A court in Pennsylvania this month ruled against a medical cannabis patient who had appealed a 2021 driving under the influence conviction.
The York Daily Record has the background on the case involving Franklin Dabney, a 29-year-old from Hanover, Pennsylvania who was arrested in 2020 after a Pennsylvania state trooper in an unmarked vehicle clocked him going 93 miles per hour in a 65 zone.
The trooper “noticed a ‘strong odor of raw marijuana’ coming from inside the vehicle,” the York Daily Record reported, prompting Dabney to “[take] out a medical marijuana card and [state] that the smell was probably originating from his clothes.”
“Law enforcement conducted a warrantless search of the vehicle, finding flakes of suspected marijuana near the center console and front-passenger seat as well as a shopping bag containing three baggies of weed,” the Daily Record reported. “Dabney, police said, had dilated and red eyes. He also showed signs of impairment during standard field sobriety tests. Police arrested Dabney and took him to Gettysburg Hospital, where a blood test revealed that he had active marijuana compounds and metabolites in his system. Prosecutors later agreed to exclude the weed found in his car from evidence and withdrew three of the charges against him.”

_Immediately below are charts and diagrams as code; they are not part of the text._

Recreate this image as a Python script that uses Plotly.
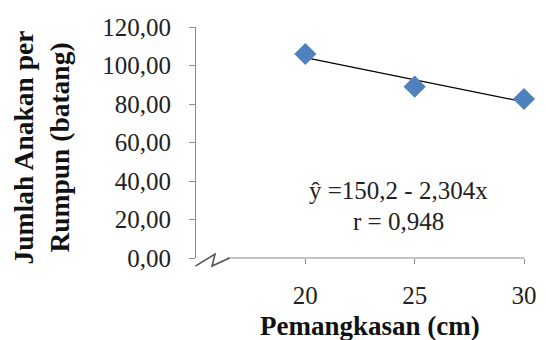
import plotly.graph_objects as go

# Data
x_vals = [20, 25, 30]
y_vals = [106.0, 89.0, 82.6]
trend_x = [20, 30]
trend_y = [104.1, 81.1]
y_tickvals = [0, 20, 40, 60, 80, 100, 120]
y_ticktext = ["0,00", "20,00", "40,00", "60,00", "80,00", "100,00", "120,00"]
x_tickvals = [20, 25, 30]
x_ticktext = ["20", "25", "30"]
equation = "ŷ =150,2 - 2,304x"
r_text = "r = 0,948"

SERIF = "Liberation Serif"
AX = "#8a8a8a"

fig = go.Figure()
fig.add_trace(go.Scatter(x=trend_x, y=trend_y, mode="lines",
                         line=dict(color="black", width=1.3), hoverinfo="skip",
                         cliponaxis=False, showlegend=False))
fig.add_trace(go.Scatter(x=x_vals, y=y_vals, mode="markers",
                         marker=dict(symbol="diamond", size=17, color="#4F81BD",
                                     line=dict(width=0)),
                         cliponaxis=False, showlegend=False))

fig.update_layout(
    width=530, height=332,
    margin=dict(l=188, r=14, t=19, b=82, autoexpand=False),
    paper_bgcolor="white", plot_bgcolor="white",
    font=dict(family=SERIF, color="#222222", size=22),
    xaxis=dict(range=[15, 30], tickvals=x_tickvals, ticktext=x_ticktext,
               showgrid=False, zeroline=False, showline=False, automargin=False,
               ticks="outside", ticklen=5, tickcolor=AX, tickwidth=1,
               ticklabelstandoff=10, tickfont=dict(size=25, family=SERIF)),
    yaxis=dict(range=[0, 120], tickvals=y_tickvals, ticktext=y_ticktext,
               showgrid=False, zeroline=False, showline=True, linecolor=AX,
               automargin=False,
               linewidth=1, ticks="outside", ticklen=6, tickcolor=AX,
               ticklabelstandoff=13, tickfont=dict(size=25, family=SERIF)),
    shapes=[
        # x axis line after the break
        dict(type="line", xref="paper", yref="paper", x0=0.095, x1=1.0,
             y0=0, y1=0, line=dict(color=AX, width=1)),
        # axis break zigzag
        dict(type="path", xref="paper", yref="paper",
             path="M -0.002,-0.035 L 0.058,0.017 L 0.049,-0.035 L 0.102,0.0",
             line=dict(color="#555555", width=1.6)),
    ],
    annotations=[
        dict(text="<b>Jumlah Anakan per<br>Rumpun (batang)</b>", xref="paper",
             yref="paper", x=-0.470, y=0.478, textangle=-90, showarrow=False,
             font=dict(size=27.5, family=SERIF, color="#111111"),
             xanchor="center", yanchor="middle"),
        dict(text="<b>Pemangkasan (cm)</b>", xref="paper", yref="paper",
             x=0.530, y=-0.294, showarrow=False, xanchor="center",
             yanchor="middle", font=dict(size=27, family=SERIF, color="#111111")),
        dict(text=equation, xref="paper", yref="paper", x=0.616, y=0.294,
             showarrow=False, xanchor="center", yanchor="middle",
             font=dict(size=25, family=SERIF, color="#222222")),
        dict(text=r_text, xref="paper", yref="paper", x=0.616, y=0.156,
             showarrow=False, xanchor="center", yanchor="middle",
             font=dict(size=25, family=SERIF, color="#222222")),
    ],
)

fig.write_html("out.html")
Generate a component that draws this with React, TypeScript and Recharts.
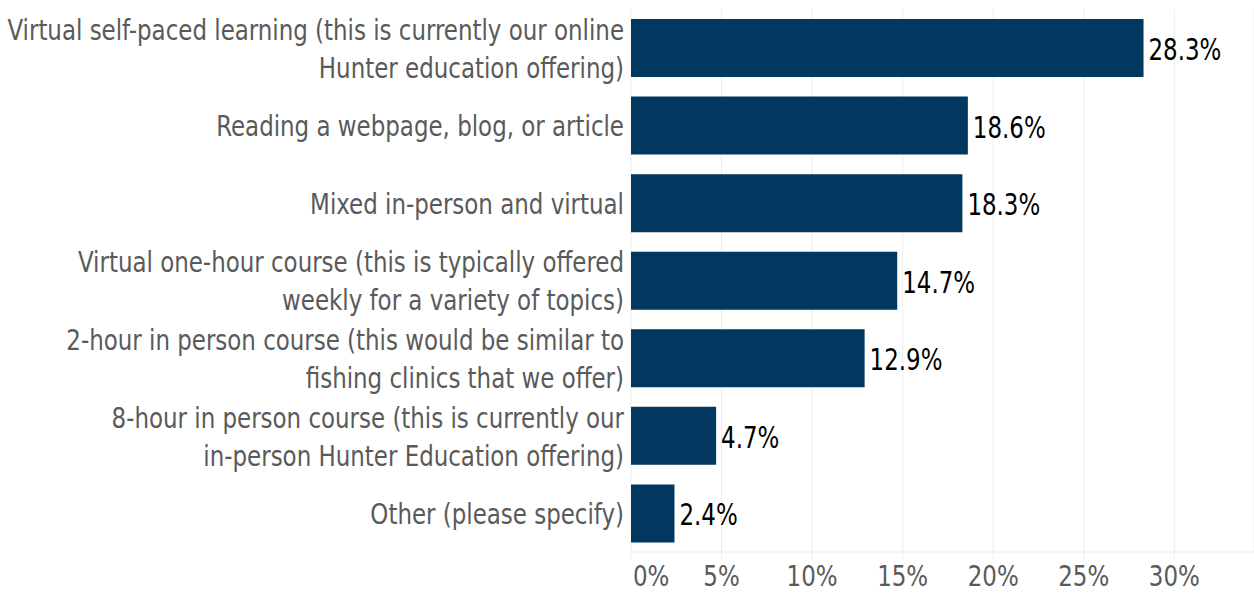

A little more than a year after the arrest, a Pennsylvania judge “found Dabney guilty of driving under the influence, careless driving, and speeding and sentenced him to six months’ probation, with 10 days on house arrest and handed down almost $1,115 in fines,” according to the Daily Record, which spurred the appeal.
Per the newspaper, Dabney and his attorneys contended that “that medical marijuana is not a Schedule 1 controlled substance in Pennsylvania and that law enforcement should be prohibited from charging and prosecuting him for two subsections of DUI,” and if it were, the DUI law would be in conflict with the state’s medical cannabis statute.
Last week, a panel of three judges in the Pennsylvania Superior Court rejected that argument.
In the ruling, Judge Deborah A. Kunselman, said that “medical marijuana remains a Schedule I controlled substance,” and that “no conflict exists between the [Medical Marijuana Act] and the Vehicle Code.”
“There is no need for ‘medical marijuana’ to be listed as a Schedule I controlled substance because medical marijuana is marijuana, specifically marijuana ‘for certified medical use,’” Kunselman wrote, adding that the Medical Marijuana Act “did not remove marijuana from the list of Schedule I controlled substances.”
Additionally, the panel rejected Dabney’s contention that the state trooper was wrong to conclude that there was probable cause to arrest him for DUI.
“We find no merit to this issue. Our Supreme Court has held that because of the MMA, ‘the odor of marijuana alone does not amount to probable cause to conduct a warrantless search of a vehicle but, rather, may be considered as a factor in examining the totality of the circumstances,” Kunselman wrote.
The case could have ripple effects for Pennsylvania’s more than 400,000 medical cannabis patients.
As the York Daily Record noted, the ruling “is precedential, which means that it has a binding effect on future cases in Pennsylvania,” and it remains unclear if Dabney will file another appeal.
“That’s certainly something we’re considering,” Dabney’s attorney, Christian DeFilippo, said, as quoted by the York Daily Record. “I want to let him take some time to make that decision.”